_TASK STATEMENT:_ Retype the lines beneath this one, from the first through the line containing "var labelShiftY = [-35, -43, -36, -32]". Pictures are left out.

::: PROVIDED MATERIAL

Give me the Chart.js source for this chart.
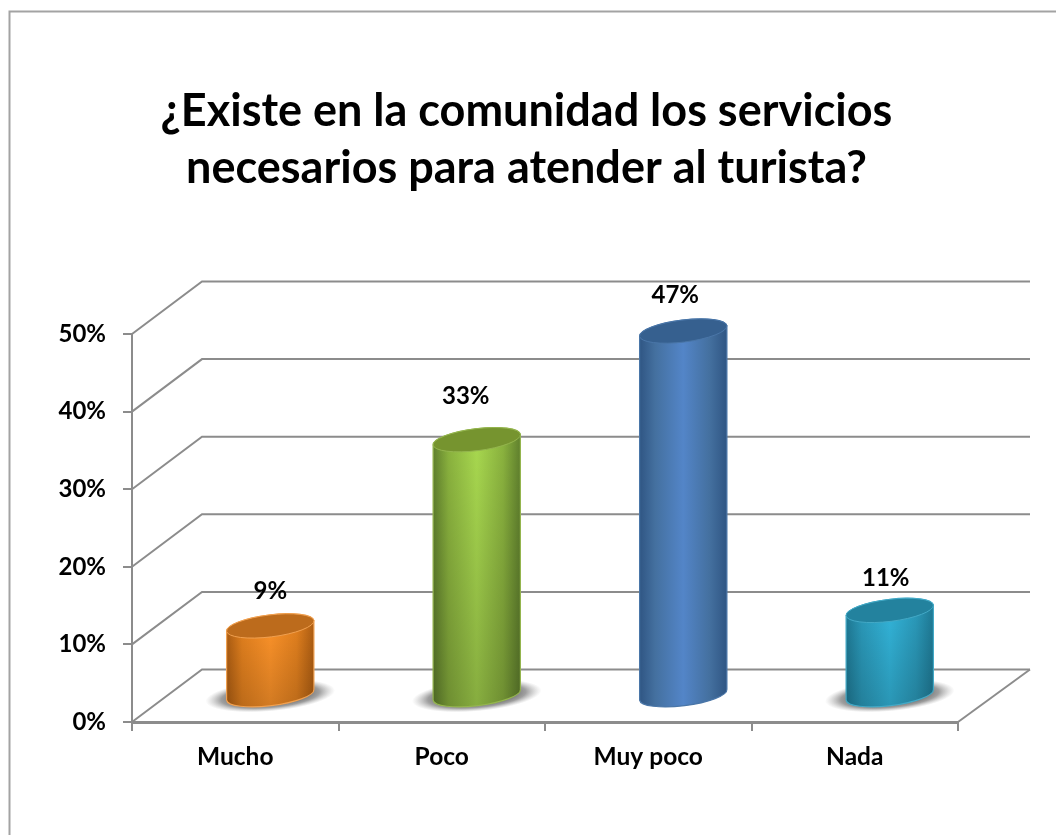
<!DOCTYPE html>
<html>
<head>
<meta charset="utf-8">
<title>Servicios para el turista</title>
<style>
	html, body { margin: 0; padding: 0; background: #fff; }
	canvas { display: block; }
</style>
<script src="https://cdn.jsdelivr.net/npm/chart.js@4"></script>
</head>
<body>
<canvas id="myChart" width="1056" height="835"></canvas>
<script>
var categories = ["Mucho", "Poco", "Muy poco", "Nada"]
var values = [9, 33, 47, 11]
var valueLabels = ["9%", "33%", "47%", "11%"]
var yTicks = [0, 10, 20, 30, 40, 50]
var titleLines = ["¿Existe en la comunidad los servicios", "necesarios para atender al turista?"]

// colours of each cylinder: side, mid, light, top, rim
var sideColors = ["#ab5c12", "#5f7f2d", "#2f5583", "#1e7893"]
var midColors = ["#e07f1e", "#8ab23e", "#44709f", "#2a98b8"]
var lightColors = ["#fb9229", "#a8d84f", "#5385c8", "#32b3d8"]
var topColors = ["#bc6b1c", "#76942f", "#36608f", "#23829e"]
var rimColors = ["#f0a050", "#94b54e", "#4a76a8", "#43a9c6"]
var hasShadow = [true, true, false, true]
var bottomShade = [0.16, 0.2, 0, 0.16]

// where office put the labels, relative to the cylinder top
var labelShiftX = [0, -11, -8, -4]
var labelShiftY = [-35, -43, -36, -32]

var depthX = 70
var depthY = 52.5
var gridColor = "#8c8c8c"
var labelFont = "bold 24px Lato"

function drawShadow(ctx, x, y) {
	ctx.save()
	ctx.translate(x, y + 1)
	ctx.rotate(-5 * Math.PI / 180)
	ctx.scale(1, 0.24)
	var g = ctx.createRadialGradient(0, 0, 30, 0, 0, 65)
	g.addColorStop(0, "rgba(70,70,70,0.9)")
	g.addColorStop(0.55, "rgba(95,95,95,0.6)")
	g.addColorStop(1, "rgba(150,150,150,0)")
	ctx.fillStyle = g
	ctx.beginPath()
	ctx.arc(0, 0, 65, 0, Math.PI * 2)
	ctx.fill()
	ctx.restore()
}

function drawCylinder(ctx, i, x, top, base, width) {
	var rx = width / 2
	var ry = 11
	var rot = -7 * Math.PI / 180

	if (hasShadow[i]) drawShadow(ctx, x, base)

	ctx.beginPath()
	ctx.ellipse(x, base, rx, ry, rot, 0, Math.PI)
	ctx.ellipse(x, top, rx, ry, rot, Math.PI, 0)
	ctx.closePath()

	var g = ctx.createLinearGradient(x - rx, 0, x + rx, 0)
	g.addColorStop(0, sideColors[i])
	g.addColorStop(0.18, midColors[i])
	g.addColorStop(0.5, lightColors[i])
	g.addColorStop(0.8, midColors[i])
	g.addColorStop(1, sideColors[i])
	ctx.fillStyle = g
	ctx.fill()

	if (bottomShade[i] > 0) {
		var v = ctx.createLinearGradient(0, top, 0, base + ry)
		v.addColorStop(0, "rgba(0,0,0,0)")
		v.addColorStop(1, "rgba(0,0,0," + bottomShade[i] + ")")
		ctx.fillStyle = v
		ctx.fill()
	}
	ctx.strokeStyle = rimColors[i]
	ctx.lineWidth = 1.2
	ctx.stroke()

	ctx.beginPath()
	ctx.ellipse(x, top, rx, ry, rot, 0, Math.PI * 2)
	ctx.fillStyle = topColors[i]
	ctx.fill()
	ctx.strokeStyle = rimColors[i]
	ctx.lineWidth = 1
	ctx.stroke()
}

var wallsPlugin = {
	id: "walls",
	beforeDraw: function (chart) {
		var ctx = chart.ctx
		ctx.save()
		ctx.strokeStyle = "#a3a3a3"
		ctx.lineWidth = 2
		ctx.beginPath()
		ctx.moveTo(9.5, 835)
		ctx.lineTo(9.5, 11.5)
		ctx.lineTo(1056, 11.5)
		ctx.stroke()
		ctx.restore()
	},
	beforeDatasetsDraw: function (chart) {
		var ctx = chart.ctx
		var area = chart.chartArea
		var y = chart.scales.y
		ctx.save()
		ctx.strokeStyle = gridColor
		ctx.lineWidth = 2
		yTicks.forEach(function (t) {
			var py = y.getPixelForValue(t)
			ctx.beginPath()
			ctx.moveTo(area.left, py)
			ctx.lineTo(area.left + depthX, py - depthY)
			ctx.lineTo(area.right + depthX + 2, py - depthY)
			ctx.stroke()
		})
		ctx.beginPath()
		ctx.moveTo(area.right, area.bottom)
		ctx.lineTo(area.right + depthX + 2, area.bottom - depthY)
		ctx.stroke()
		ctx.restore()
	},
	afterDatasetsDraw: function (chart) {
		var ctx = chart.ctx
		var bars = chart.getDatasetMeta(0).data
		ctx.save()
		bars.forEach(function (bar, i) {
			var cx = bar.x + depthX / 2
			var top = bar.y - depthY / 2
			drawCylinder(ctx, i, cx, top, bar.base - depthY / 2, bar.width)
			ctx.fillStyle = "#000"
			ctx.font = labelFont
			ctx.textAlign = "center"
			ctx.textBaseline = "middle"
			ctx.fillText(valueLabels[i], cx + labelShiftX[i], top + labelShiftY[i])
		})
		ctx.restore()
	}
}

var chart = new Chart(document.getElementById("myChart").getContext("2d"), {
	type: "bar",
	data: {
		labels: categories,
		datasets: [{
			data: values,
			backgroundColor: "rgba(0,0,0,0)",
			categoryPercentage: 1,
			barPercentage: 0.426
		}]
	},
	plugins: [wallsPlugin],
	options: {
		responsive: false,
		animation: false,
		layout: { padding: { right: 3 } },
		plugins: {
			legend: { display: false },
			tooltip: { enabled: false },
			title: {
				display: true,
				text: titleLines,
				color: "#000",
				font: { family: "Lato", size: 45, weight: "bold", lineHeight: 1.267 },
				padding: { top: 83, bottom: 137 }
			}
		},
		scales: {
			x: {
				afterFit: function (s) { s.height = 113 },
				grid: { drawOnChartArea: false, tickLength: 9, color: gridColor, lineWidth: 2 },
				border: { color: gridColor, width: 3 },
				ticks: {
					color: "#000",
					font: { family: "Lato", size: 24.5, weight: "bold" },
					padding: 11,
					autoSkip: false,
					maxRotation: 0
				}
			},
			y: {
				min: 0,
				max: 50,
				afterFit: function (s) { s.width = 132 },
				afterBuildTicks: function (s) {
					s.ticks = yTicks.map(function (t) { return { value: t } })
				},
				grid: { drawOnChartArea: false, tickLength: 9, color: gridColor, lineWidth: 2 },
				border: { color: gridColor, width: 2 },
				ticks: {
					color: "#000",
					font: { family: "Lato", size: 24, weight: "bold" },
					padding: 17,
					callback: function (v) { return v + "%" }
				}
			},
			// empty axis, only keeps the room for the depth of the floor on the right
			side: {
				position: "right",
				afterFit: function (s) { s.width = 95 },
				grid: { display: false },
				border: { display: false },
				ticks: { display: false }
			}
		}
	}
})
</script>
</body>
</html>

::::::

_TASK ANSWER:_
Give me the Chart.js source for this chart.
<!DOCTYPE html>
<html>
<head>
<meta charset="utf-8">
<title>Servicios para el turista</title>
<style>
	html, body { margin: 0; padding: 0; background: #fff; }
	canvas { display: block; }
</style>
<script src="https://cdn.jsdelivr.net/npm/chart.js@4"></script>
</head>
<body>
<canvas id="myChart" width="1056" height="835"></canvas>
<script>
var categories = ["Mucho", "Poco", "Muy poco", "Nada"]
var values = [9, 33, 47, 11]
var valueLabels = ["9%", "33%", "47%", "11%"]
var yTicks = [0, 10, 20, 30, 40, 50]
var titleLines = ["¿Existe en la comunidad los servicios", "necesarios para atender al turista?"]

// colours of each cylinder: side, mid, light, top, rim
var sideColors = ["#ab5c12", "#5f7f2d", "#2f5583", "#1e7893"]
var midColors = ["#e07f1e", "#8ab23e", "#44709f", "#2a98b8"]
var lightColors = ["#fb9229", "#a8d84f", "#5385c8", "#32b3d8"]
var topColors = ["#bc6b1c", "#76942f", "#36608f", "#23829e"]
var rimColors = ["#f0a050", "#94b54e", "#4a76a8", "#43a9c6"]
var hasShadow = [true, true, false, true]
var bottomShade = [0.16, 0.2, 0, 0.16]

// where office put the labels, relative to the cylinder top
var labelShiftX = [0, -11, -8, -4]
var labelShiftY = [-35, -43, -36, -32]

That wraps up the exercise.